• _Challenge_
Exactly retype the lines from the top of the data through the line containing "0, 0.5, 0.5, 0.25, 0.75, 0.5, 0.5, 0, 0.5, 0.25]", leaving out every picture.

** begin Source excerpt **

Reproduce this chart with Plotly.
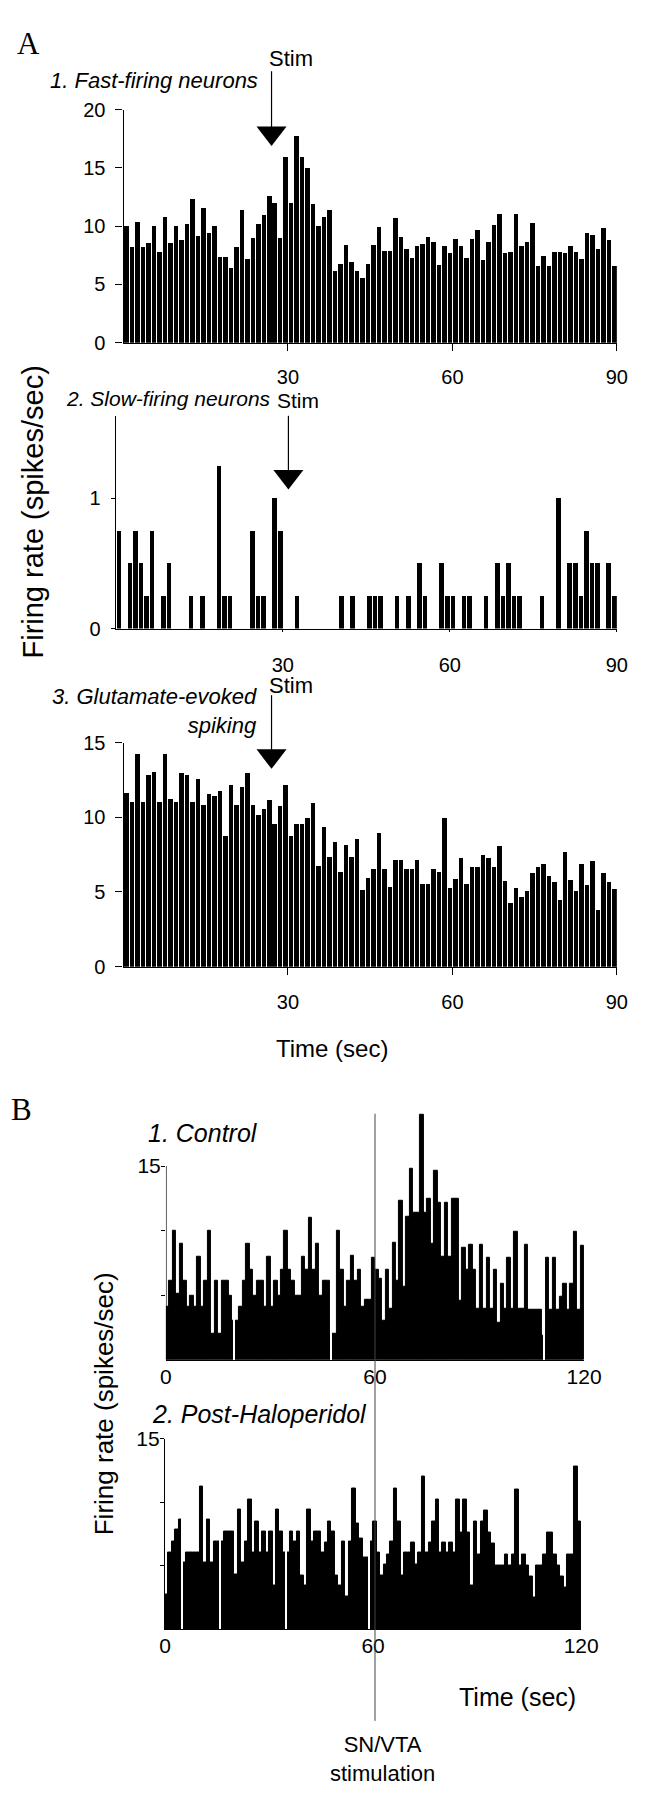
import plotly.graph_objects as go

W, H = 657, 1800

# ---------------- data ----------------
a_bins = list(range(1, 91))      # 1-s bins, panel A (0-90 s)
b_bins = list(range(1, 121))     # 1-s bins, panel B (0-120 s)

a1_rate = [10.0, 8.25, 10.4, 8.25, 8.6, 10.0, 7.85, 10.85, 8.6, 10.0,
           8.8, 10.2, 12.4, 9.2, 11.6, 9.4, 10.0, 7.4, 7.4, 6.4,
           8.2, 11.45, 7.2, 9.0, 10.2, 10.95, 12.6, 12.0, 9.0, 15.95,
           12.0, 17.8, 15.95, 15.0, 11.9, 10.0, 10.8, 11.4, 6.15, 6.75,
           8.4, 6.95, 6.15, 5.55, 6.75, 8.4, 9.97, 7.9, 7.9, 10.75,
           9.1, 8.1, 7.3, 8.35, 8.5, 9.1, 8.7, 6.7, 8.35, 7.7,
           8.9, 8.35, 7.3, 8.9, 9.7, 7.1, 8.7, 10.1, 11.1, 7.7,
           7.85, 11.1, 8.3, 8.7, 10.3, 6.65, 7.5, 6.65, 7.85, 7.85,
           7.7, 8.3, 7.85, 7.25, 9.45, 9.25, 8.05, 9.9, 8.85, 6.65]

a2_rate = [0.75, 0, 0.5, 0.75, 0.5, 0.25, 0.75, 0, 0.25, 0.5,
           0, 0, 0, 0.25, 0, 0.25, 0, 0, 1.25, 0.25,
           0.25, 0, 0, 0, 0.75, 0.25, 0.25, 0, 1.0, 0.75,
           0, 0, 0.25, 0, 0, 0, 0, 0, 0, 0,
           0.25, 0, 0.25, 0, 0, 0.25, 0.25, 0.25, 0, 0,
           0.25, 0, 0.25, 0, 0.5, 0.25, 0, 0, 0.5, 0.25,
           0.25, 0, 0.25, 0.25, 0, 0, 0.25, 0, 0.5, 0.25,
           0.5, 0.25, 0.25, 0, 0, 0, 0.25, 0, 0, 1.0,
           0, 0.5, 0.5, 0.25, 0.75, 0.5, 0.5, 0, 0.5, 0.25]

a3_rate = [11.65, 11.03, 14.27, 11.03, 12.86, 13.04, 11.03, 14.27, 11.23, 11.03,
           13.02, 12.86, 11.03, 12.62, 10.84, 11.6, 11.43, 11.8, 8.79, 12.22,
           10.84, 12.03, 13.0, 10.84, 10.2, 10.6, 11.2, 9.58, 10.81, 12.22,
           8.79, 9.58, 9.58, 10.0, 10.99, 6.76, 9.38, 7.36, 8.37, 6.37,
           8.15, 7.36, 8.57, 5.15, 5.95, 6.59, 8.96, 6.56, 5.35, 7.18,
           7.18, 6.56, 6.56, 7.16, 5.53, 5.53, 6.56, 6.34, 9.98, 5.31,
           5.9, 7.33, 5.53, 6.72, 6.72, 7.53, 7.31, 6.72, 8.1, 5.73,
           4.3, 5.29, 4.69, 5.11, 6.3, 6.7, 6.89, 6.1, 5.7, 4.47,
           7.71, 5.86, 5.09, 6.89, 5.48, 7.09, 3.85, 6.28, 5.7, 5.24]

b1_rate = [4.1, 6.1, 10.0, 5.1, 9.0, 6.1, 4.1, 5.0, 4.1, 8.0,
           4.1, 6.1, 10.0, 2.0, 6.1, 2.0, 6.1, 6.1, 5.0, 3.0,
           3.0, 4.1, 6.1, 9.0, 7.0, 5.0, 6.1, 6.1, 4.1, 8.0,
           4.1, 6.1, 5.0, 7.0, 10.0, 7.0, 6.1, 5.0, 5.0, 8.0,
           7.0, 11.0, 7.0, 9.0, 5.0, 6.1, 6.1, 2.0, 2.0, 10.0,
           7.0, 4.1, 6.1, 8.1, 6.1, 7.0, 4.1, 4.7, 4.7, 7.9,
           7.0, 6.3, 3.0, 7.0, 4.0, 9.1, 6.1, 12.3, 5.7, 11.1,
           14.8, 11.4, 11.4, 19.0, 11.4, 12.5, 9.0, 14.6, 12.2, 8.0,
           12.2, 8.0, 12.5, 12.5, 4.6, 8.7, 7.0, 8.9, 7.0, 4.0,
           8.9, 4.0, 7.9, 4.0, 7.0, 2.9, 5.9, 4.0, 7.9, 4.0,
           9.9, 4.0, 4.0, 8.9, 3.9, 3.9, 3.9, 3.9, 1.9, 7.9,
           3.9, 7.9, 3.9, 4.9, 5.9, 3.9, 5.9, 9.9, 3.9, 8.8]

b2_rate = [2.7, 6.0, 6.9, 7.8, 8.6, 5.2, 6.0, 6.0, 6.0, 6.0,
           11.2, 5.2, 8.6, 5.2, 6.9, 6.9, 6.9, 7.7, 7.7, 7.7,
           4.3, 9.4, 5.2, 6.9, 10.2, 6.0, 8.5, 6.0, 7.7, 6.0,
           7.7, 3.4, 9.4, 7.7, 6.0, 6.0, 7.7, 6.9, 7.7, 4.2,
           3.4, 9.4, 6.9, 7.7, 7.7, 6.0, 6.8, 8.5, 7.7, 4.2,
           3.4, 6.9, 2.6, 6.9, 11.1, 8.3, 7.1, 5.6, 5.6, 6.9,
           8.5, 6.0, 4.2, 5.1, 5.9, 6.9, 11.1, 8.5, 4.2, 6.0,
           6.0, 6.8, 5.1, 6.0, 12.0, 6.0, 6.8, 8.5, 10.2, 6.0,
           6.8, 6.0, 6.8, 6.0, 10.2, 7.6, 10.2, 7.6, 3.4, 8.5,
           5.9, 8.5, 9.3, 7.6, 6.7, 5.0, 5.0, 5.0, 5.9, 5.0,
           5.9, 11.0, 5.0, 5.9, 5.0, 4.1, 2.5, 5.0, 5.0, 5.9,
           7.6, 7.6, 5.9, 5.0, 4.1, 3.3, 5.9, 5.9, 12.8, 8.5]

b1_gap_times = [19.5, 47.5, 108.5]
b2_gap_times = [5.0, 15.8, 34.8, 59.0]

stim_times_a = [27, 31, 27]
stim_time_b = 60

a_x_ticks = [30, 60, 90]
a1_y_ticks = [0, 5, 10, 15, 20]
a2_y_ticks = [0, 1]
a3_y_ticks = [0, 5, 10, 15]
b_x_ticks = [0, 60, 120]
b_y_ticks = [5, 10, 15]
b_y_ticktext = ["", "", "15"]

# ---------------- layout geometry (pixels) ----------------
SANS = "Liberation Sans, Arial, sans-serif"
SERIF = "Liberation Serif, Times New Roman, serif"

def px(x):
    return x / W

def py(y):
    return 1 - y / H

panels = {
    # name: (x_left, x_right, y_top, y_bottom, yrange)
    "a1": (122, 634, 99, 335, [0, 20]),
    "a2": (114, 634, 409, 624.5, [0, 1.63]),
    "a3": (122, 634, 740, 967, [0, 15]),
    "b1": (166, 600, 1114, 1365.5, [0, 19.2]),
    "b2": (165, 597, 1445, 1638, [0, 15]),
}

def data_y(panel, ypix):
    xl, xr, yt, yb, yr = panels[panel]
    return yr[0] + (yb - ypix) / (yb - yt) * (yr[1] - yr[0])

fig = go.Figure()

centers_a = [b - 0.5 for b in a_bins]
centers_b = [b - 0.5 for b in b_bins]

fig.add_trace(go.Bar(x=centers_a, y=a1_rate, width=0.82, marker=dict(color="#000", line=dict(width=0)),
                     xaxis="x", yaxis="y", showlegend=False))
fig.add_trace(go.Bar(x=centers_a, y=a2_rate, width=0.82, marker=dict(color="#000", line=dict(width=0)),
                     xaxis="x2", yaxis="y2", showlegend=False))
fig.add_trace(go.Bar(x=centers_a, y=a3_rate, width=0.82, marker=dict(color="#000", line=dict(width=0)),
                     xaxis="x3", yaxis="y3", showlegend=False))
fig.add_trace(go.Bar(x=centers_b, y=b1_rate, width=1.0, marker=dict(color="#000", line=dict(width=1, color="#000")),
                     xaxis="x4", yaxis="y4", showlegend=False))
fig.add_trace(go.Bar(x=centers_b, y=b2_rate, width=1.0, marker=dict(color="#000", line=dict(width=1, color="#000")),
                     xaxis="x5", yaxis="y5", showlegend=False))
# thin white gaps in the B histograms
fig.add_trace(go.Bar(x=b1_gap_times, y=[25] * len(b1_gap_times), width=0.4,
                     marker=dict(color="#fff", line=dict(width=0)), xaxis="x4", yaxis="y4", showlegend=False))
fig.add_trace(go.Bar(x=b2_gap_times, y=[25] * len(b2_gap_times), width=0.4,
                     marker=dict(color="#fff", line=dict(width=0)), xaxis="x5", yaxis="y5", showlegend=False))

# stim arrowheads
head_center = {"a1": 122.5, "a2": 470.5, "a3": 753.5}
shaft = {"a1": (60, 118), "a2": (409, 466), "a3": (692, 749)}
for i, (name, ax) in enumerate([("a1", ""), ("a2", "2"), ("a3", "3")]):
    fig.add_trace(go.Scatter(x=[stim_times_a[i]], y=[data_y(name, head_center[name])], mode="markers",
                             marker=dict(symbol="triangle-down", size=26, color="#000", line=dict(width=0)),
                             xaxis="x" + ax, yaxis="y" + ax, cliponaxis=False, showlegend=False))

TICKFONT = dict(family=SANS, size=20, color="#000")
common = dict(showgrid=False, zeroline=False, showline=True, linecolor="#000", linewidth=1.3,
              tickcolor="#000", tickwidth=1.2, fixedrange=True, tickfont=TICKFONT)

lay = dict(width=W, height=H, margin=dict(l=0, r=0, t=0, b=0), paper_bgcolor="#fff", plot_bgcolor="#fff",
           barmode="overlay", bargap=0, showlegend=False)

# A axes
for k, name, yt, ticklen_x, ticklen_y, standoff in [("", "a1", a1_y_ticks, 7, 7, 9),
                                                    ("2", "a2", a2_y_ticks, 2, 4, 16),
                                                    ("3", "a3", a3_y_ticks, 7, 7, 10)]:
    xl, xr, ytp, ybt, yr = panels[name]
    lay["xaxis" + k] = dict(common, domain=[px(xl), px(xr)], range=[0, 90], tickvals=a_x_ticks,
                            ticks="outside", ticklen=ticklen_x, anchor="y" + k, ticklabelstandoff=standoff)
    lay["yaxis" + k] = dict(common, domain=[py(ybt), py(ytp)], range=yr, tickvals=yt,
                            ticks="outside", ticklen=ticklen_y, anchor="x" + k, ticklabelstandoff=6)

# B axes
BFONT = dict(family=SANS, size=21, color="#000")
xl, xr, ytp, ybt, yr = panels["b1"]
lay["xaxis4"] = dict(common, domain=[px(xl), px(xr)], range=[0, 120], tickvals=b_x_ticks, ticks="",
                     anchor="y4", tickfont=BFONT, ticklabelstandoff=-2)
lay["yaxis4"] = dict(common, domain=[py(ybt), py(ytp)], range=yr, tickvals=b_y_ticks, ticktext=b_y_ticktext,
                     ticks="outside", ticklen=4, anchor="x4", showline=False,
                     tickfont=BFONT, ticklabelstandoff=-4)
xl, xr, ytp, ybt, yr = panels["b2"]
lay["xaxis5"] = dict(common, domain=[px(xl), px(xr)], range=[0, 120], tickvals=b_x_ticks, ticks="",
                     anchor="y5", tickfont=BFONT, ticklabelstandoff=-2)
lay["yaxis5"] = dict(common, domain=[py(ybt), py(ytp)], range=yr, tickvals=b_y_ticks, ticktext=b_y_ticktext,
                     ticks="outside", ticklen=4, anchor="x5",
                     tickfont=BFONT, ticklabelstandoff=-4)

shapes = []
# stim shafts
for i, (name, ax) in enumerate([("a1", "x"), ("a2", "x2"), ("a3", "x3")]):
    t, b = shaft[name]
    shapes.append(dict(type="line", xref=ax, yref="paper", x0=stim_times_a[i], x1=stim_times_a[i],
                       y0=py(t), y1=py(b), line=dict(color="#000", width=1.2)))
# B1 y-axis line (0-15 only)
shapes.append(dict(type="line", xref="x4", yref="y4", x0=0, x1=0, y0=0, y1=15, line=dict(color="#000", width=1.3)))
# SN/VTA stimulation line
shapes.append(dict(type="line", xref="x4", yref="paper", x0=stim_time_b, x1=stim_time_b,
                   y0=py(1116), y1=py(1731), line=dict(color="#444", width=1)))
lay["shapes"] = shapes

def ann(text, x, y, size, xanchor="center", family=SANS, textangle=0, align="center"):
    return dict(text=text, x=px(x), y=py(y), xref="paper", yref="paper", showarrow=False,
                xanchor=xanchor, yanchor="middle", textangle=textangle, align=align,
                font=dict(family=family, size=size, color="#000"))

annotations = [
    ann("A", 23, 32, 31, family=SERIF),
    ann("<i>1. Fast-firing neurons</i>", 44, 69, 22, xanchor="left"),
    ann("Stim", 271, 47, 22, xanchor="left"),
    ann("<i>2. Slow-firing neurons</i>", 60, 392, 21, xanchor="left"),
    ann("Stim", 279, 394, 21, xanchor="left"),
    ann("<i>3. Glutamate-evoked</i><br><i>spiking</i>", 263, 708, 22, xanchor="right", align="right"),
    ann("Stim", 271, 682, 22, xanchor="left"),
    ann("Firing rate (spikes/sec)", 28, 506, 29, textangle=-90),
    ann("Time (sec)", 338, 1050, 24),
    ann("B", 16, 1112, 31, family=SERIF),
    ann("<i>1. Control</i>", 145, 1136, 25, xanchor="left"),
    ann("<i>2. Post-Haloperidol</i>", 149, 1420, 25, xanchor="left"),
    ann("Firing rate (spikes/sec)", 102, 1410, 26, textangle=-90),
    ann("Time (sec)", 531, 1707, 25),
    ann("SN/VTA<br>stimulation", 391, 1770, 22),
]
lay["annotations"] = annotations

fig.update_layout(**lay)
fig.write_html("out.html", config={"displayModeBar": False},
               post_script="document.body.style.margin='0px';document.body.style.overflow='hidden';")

** end Source excerpt **

• _Output of the exercise_
Reproduce this chart with Plotly.
import plotly.graph_objects as go

W, H = 657, 1800

# ---------------- data ----------------
a_bins = list(range(1, 91))      # 1-s bins, panel A (0-90 s)
b_bins = list(range(1, 121))     # 1-s bins, panel B (0-120 s)

a1_rate = [10.0, 8.25, 10.4, 8.25, 8.6, 10.0, 7.85, 10.85, 8.6, 10.0,
           8.8, 10.2, 12.4, 9.2, 11.6, 9.4, 10.0, 7.4, 7.4, 6.4,
           8.2, 11.45, 7.2, 9.0, 10.2, 10.95, 12.6, 12.0, 9.0, 15.95,
           12.0, 17.8, 15.95, 15.0, 11.9, 10.0, 10.8, 11.4, 6.15, 6.75,
           8.4, 6.95, 6.15, 5.55, 6.75, 8.4, 9.97, 7.9, 7.9, 10.75,
           9.1, 8.1, 7.3, 8.35, 8.5, 9.1, 8.7, 6.7, 8.35, 7.7,
           8.9, 8.35, 7.3, 8.9, 9.7, 7.1, 8.7, 10.1, 11.1, 7.7,
           7.85, 11.1, 8.3, 8.7, 10.3, 6.65, 7.5, 6.65, 7.85, 7.85,
           7.7, 8.3, 7.85, 7.25, 9.45, 9.25, 8.05, 9.9, 8.85, 6.65]

a2_rate = [0.75, 0, 0.5, 0.75, 0.5, 0.25, 0.75, 0, 0.25, 0.5,
           0, 0, 0, 0.25, 0, 0.25, 0, 0, 1.25, 0.25,
           0.25, 0, 0, 0, 0.75, 0.25, 0.25, 0, 1.0, 0.75,
           0, 0, 0.25, 0, 0, 0, 0, 0, 0, 0,
           0.25, 0, 0.25, 0, 0, 0.25, 0.25, 0.25, 0, 0,
           0.25, 0, 0.25, 0, 0.5, 0.25, 0, 0, 0.5, 0.25,
           0.25, 0, 0.25, 0.25, 0, 0, 0.25, 0, 0.5, 0.25,
           0.5, 0.25, 0.25, 0, 0, 0, 0.25, 0, 0, 1.0,
           0, 0.5, 0.5, 0.25, 0.75, 0.5, 0.5, 0, 0.5, 0.25]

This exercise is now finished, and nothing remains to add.